The automotive industry is facing a radical paradigm shift: with the rapid pace of digitalization, more and more electronic control systems, intelligent components, embedded systems and API interfaces are finding their way into vehicles - making them more powerful, safer and smarter than ever before. However, the increasing dependence on electronics also harbors dangers. So it's high time to take a closer look at the new standards - also from an auditor's perspective.
- Why Automotive Cyber Security?
- What does cyber security mean in the automotive industry?
- Practical example: Effects of an attack
- IT security and vehicle software updates
- Who is affected by the new regulations?
- UNECE Cyber Security according to R 155
- What is a cyber security management system (CSMS)?

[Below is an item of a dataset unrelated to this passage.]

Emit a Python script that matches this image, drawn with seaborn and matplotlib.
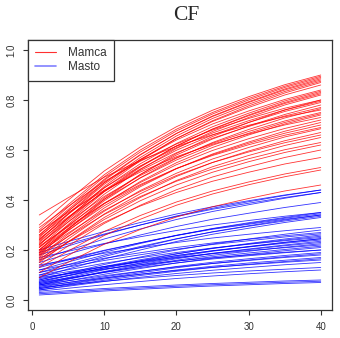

- What does the UNECE software update according to R 156 regulate?
- Is cyber security certifiable in the automotive industry?
- ISO/SAE 21434 as a reputation booster
- Excursus: Other important automotive regulations
- Checklists for the requirements of UNECE Automotive Security
- Certification with DQS
Why Automotive Cyber Security?
Automotive Cyber Security is the challenge of the moment for car manufacturers. Every additional communication interface and component is a potential point of attack for cyber criminals. The damage potential of manipulation is increasing rapidly, for example with regard to autonomously controlled vehicles or electronically controlled driving and braking functions.
For this reason, the United Nations is now defining the basic framework for automotive cyber security with two new regulations. These are UNECE Cyber Security (UN R 155), which refers directly to the new ISO/SAE 21434 standard, and UNECE Software Updating (UN R 156). The regulations will become mandatory for new vehicle types as early as July 2022. The automotive industry is therefore facing major challenges - especially as many original equipment manufacturers (OEMs) and suppliers criticize the new regulations as being very general. Here, there is a widespread desire for concrete recommendations for action as a binding guard rail.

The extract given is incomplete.